Por encima de todo, el género de la ciencia ficción tenía una enorme vitalidad. Sin idear un plan de acción, decidí que era un campo en el que tenía que entrar. Advertía que allí había un tipo de literatura que valoraba mucho la originalidad y concedía una gran libertad a sus autores, muchos de los cuales tenían estilos y enfoques característicos. También me parecía que, a pesar de su vitalidad, la ciencia ficción de las revistas estaba limitada por su tendencia a especular «¿Qué pasaría si…?», y que el género estaba listo para el cambio, por no decir para la conquista absoluta del mercado. A mí me interesaba más abordar el «¿Qué pasa ahora?». Después de cruzar la forntera los fines de semana, me di cuenta de que tanto Canadá como Estados Unidos estaban cambiando rápidamente, y en su debido momento ese cambio alcanzaría incluso a Gran Bretaña. Interiorizaría la ciencia ficción, buscando la patología que subyacía bajo la sociedad de consumo, el panorama televisivo y la carrera de armamento nuclear, un enorme continente intacto de posibilidades. O eso pensaba yo, contemplando el campo aéreo en silencio, con sus pistas de aterrizaje vacías que se extendían desde el infinito blanqueado por la nieve.
Sobra decir que ese optimismo de Ballard chocó con la realidad editorial de la ciencia ficción norteamericana.
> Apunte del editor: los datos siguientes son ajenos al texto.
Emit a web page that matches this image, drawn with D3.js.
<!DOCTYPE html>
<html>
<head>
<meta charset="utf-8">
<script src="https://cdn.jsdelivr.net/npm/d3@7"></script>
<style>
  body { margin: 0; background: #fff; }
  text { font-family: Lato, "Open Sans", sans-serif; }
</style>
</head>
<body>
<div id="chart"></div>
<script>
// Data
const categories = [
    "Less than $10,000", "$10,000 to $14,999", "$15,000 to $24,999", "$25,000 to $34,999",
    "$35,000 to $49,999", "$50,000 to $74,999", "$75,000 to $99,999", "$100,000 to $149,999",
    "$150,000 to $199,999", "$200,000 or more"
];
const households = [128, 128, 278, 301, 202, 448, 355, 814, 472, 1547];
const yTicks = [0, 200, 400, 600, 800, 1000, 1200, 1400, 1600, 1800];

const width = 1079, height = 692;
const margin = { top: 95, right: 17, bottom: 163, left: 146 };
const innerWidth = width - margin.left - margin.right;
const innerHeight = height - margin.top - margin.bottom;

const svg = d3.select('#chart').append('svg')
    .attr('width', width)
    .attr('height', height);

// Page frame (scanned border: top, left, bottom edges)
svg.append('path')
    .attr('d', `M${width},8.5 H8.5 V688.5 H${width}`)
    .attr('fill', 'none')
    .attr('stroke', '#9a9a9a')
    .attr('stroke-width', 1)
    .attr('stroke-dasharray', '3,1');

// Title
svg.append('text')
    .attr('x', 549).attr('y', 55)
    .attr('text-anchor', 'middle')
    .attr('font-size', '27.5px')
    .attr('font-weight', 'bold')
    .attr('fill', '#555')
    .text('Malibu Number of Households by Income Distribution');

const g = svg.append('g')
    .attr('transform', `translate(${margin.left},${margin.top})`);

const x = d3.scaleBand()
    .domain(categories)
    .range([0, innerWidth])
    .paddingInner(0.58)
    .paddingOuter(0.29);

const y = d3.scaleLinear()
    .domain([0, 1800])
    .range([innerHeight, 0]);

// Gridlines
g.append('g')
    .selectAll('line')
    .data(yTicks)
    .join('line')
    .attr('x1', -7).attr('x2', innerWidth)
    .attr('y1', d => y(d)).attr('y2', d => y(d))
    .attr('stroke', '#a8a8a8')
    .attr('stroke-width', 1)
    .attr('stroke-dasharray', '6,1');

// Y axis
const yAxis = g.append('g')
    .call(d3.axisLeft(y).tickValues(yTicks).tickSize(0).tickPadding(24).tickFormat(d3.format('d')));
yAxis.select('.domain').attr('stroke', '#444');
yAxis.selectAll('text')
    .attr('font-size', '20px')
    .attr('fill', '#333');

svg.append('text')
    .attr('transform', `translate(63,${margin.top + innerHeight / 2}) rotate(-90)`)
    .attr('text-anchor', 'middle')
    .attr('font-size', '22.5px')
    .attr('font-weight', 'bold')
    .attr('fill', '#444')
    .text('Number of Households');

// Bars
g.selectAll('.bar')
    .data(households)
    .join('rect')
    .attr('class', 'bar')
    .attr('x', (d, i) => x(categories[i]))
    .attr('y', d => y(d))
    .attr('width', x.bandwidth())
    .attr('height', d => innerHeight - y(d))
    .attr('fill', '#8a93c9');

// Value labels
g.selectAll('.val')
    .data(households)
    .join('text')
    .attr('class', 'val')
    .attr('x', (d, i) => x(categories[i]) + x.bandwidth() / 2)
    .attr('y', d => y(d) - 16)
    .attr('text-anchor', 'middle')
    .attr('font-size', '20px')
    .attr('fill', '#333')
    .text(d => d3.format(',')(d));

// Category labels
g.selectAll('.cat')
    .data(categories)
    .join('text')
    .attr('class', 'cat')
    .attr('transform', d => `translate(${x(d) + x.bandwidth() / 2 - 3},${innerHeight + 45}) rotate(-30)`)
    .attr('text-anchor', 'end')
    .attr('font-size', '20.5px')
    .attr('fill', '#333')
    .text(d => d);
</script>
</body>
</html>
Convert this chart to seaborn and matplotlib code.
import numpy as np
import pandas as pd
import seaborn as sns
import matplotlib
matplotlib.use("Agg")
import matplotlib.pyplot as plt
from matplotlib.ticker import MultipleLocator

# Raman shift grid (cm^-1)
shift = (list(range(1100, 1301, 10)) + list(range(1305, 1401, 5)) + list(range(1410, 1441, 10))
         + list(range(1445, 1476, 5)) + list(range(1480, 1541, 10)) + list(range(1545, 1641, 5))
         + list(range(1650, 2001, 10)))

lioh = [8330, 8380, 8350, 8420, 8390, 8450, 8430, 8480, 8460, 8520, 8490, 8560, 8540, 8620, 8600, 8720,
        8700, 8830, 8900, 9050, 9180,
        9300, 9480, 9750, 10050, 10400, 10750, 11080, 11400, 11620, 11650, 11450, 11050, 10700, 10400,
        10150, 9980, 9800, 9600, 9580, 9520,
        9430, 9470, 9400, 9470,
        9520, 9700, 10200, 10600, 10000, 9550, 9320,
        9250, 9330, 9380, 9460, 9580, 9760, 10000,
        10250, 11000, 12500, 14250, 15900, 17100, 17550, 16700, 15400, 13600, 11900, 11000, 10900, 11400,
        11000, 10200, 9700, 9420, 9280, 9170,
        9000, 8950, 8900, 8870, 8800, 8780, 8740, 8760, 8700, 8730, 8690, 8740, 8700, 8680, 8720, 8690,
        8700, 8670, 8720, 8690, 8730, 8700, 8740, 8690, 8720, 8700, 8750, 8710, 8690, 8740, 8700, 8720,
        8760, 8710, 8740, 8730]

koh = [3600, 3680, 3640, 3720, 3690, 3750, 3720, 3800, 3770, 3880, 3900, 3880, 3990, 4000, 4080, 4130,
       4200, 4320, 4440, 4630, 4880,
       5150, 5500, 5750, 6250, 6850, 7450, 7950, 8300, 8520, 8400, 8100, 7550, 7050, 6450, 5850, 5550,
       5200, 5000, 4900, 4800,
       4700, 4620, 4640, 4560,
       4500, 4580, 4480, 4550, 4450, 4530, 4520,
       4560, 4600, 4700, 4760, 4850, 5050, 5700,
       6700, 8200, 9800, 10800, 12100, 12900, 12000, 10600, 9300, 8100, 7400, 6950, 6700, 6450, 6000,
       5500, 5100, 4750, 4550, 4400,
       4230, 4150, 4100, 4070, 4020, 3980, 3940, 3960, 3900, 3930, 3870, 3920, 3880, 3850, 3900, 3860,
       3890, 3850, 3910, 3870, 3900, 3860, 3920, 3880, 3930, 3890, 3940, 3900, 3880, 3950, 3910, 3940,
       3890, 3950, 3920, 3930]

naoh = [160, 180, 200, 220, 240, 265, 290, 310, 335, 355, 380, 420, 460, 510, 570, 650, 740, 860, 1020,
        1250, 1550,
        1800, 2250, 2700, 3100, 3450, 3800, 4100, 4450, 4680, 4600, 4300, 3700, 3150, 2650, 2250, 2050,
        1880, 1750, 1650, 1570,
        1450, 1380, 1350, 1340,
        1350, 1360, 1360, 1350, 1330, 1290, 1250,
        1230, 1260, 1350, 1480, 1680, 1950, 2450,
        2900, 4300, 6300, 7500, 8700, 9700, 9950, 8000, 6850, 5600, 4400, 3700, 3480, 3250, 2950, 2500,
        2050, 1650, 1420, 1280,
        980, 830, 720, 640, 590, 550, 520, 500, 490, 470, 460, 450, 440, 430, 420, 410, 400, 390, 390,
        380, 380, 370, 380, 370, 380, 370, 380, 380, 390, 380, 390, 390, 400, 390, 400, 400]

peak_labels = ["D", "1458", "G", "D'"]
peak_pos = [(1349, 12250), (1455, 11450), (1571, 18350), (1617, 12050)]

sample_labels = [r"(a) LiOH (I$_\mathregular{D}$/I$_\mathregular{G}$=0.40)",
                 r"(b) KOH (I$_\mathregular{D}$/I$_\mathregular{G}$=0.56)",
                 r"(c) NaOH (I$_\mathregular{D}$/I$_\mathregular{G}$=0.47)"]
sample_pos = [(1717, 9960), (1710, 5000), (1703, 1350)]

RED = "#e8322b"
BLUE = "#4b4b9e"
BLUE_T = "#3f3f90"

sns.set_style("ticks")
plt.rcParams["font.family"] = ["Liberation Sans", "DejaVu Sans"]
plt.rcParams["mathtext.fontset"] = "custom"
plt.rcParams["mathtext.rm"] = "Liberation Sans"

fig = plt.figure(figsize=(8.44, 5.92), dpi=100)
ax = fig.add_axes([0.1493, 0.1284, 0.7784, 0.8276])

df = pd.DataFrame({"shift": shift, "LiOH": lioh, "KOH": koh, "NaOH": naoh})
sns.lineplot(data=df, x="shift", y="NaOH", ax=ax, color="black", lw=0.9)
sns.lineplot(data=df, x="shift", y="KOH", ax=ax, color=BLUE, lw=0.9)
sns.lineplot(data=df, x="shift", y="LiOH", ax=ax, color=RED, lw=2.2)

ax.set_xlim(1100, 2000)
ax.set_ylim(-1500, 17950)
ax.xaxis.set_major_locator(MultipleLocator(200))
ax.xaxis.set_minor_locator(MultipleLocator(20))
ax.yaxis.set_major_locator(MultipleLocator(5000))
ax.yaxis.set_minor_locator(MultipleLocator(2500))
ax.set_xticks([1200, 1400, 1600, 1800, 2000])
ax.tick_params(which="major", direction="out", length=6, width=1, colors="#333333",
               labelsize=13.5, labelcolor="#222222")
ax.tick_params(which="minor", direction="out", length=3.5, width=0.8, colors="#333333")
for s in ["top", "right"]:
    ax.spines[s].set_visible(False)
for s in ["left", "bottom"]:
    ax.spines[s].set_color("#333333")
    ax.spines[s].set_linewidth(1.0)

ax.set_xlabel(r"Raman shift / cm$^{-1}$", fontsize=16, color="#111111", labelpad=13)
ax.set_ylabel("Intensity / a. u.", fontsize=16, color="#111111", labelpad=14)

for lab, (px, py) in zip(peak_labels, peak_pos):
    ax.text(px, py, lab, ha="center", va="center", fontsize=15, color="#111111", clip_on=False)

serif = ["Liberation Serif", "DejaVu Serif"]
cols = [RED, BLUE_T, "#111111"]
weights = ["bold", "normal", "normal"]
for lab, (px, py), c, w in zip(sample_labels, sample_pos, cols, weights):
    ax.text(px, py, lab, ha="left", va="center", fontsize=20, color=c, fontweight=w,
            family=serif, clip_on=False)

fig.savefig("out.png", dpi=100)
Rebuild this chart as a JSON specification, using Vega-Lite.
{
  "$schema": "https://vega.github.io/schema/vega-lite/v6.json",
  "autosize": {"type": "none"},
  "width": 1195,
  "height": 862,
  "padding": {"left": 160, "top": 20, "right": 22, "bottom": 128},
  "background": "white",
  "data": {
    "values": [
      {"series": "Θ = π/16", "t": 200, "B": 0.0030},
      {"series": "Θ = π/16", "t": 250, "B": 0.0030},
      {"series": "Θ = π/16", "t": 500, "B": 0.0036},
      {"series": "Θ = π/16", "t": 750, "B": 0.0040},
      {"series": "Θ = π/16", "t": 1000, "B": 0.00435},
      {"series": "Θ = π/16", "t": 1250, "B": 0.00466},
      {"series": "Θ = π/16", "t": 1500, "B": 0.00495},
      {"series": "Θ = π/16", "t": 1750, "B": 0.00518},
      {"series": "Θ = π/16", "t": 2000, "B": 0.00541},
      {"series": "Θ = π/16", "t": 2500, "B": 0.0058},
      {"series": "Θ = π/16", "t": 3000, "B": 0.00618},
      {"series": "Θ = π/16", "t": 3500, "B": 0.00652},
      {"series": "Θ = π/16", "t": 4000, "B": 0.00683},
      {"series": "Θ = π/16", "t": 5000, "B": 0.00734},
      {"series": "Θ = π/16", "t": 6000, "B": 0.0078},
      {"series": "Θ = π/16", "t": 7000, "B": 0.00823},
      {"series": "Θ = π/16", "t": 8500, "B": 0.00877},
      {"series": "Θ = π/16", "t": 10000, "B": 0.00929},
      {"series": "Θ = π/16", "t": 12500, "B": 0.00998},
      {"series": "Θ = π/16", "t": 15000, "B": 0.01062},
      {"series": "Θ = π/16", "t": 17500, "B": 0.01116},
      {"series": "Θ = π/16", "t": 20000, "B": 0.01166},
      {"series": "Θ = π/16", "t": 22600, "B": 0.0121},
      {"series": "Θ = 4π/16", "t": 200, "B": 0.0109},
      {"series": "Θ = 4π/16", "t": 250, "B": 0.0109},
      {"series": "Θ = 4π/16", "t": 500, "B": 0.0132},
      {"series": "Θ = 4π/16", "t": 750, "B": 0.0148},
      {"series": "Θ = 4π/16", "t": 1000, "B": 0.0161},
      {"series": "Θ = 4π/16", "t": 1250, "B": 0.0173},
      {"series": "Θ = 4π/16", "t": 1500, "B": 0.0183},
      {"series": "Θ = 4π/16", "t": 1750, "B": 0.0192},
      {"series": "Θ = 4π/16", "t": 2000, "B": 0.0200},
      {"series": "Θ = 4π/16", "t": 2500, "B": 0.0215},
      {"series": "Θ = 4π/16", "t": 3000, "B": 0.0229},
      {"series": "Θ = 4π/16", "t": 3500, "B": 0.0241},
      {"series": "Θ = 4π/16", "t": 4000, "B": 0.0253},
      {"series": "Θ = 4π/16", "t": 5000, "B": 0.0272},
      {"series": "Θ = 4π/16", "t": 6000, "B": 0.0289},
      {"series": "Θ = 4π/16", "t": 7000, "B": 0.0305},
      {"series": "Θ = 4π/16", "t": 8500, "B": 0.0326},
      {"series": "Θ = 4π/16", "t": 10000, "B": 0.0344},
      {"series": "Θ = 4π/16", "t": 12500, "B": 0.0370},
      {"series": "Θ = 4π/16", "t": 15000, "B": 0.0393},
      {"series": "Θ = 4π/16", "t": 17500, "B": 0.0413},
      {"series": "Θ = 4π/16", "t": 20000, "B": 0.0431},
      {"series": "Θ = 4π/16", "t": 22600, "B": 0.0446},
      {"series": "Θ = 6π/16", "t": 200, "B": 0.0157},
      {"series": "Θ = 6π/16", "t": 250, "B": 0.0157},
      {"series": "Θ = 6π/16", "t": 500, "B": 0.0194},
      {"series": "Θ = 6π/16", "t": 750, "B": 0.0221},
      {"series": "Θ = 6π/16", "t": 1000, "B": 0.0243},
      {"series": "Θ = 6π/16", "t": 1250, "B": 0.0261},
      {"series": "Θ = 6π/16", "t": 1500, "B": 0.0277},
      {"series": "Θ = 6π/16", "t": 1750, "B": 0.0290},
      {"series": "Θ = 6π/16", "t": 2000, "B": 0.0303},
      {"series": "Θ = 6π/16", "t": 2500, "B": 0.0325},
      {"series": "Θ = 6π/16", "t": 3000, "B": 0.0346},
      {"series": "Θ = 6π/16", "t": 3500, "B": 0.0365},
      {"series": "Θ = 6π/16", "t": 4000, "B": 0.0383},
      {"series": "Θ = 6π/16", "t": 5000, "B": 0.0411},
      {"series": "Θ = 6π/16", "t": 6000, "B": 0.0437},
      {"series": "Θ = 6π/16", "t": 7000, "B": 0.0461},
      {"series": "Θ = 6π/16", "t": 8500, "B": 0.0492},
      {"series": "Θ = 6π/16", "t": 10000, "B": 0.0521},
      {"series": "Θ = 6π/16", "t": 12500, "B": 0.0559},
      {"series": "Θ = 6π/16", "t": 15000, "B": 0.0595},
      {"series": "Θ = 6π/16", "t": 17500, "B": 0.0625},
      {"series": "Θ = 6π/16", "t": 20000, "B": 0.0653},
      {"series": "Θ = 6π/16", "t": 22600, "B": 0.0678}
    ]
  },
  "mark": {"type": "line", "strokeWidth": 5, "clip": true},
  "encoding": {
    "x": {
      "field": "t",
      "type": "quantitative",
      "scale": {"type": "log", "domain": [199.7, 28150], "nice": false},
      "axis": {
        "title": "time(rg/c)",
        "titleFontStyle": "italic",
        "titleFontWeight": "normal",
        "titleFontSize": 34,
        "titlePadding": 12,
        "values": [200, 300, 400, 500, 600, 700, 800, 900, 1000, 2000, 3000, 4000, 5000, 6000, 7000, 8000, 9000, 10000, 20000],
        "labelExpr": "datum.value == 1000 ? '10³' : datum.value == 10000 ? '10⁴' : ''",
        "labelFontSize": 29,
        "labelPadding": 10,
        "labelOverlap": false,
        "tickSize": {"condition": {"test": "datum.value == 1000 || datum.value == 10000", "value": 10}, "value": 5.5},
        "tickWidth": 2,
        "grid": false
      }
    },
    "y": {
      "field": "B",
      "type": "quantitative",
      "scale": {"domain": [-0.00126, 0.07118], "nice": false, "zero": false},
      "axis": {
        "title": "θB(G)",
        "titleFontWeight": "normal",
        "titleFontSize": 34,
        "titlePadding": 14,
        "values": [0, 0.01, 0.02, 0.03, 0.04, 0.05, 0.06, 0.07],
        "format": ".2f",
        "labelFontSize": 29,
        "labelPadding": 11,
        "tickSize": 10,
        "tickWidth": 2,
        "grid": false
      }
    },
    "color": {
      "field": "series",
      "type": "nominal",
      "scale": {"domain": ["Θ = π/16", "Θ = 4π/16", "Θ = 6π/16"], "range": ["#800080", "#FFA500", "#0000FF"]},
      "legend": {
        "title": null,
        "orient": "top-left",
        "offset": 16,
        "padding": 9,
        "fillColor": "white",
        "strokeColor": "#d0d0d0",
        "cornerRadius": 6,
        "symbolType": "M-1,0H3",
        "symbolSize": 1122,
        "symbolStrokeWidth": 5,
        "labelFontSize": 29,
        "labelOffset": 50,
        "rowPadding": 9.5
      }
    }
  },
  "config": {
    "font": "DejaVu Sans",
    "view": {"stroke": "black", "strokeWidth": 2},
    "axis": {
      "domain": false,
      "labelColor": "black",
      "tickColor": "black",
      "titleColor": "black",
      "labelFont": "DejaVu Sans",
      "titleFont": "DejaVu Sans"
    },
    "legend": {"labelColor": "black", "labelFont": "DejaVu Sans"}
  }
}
Sin embargo esta declaración de principios es un buen ejercicio de síntesis de lo que ha sido su obra.
Se pueden leer otras citas en el Proyecto Seléucida (1, 2)
Gran libro. Gracias por la referencia.
La verdad es que es una buena aproximación a su obra, y mira que aunque no niego que es un autor de calidad obvia, nunca me ha entusiasmado especialmente su literatura precisamente por la sensación de frialdad, la aridez que desprenden siempre sus historias. Tengo que pillar este libro.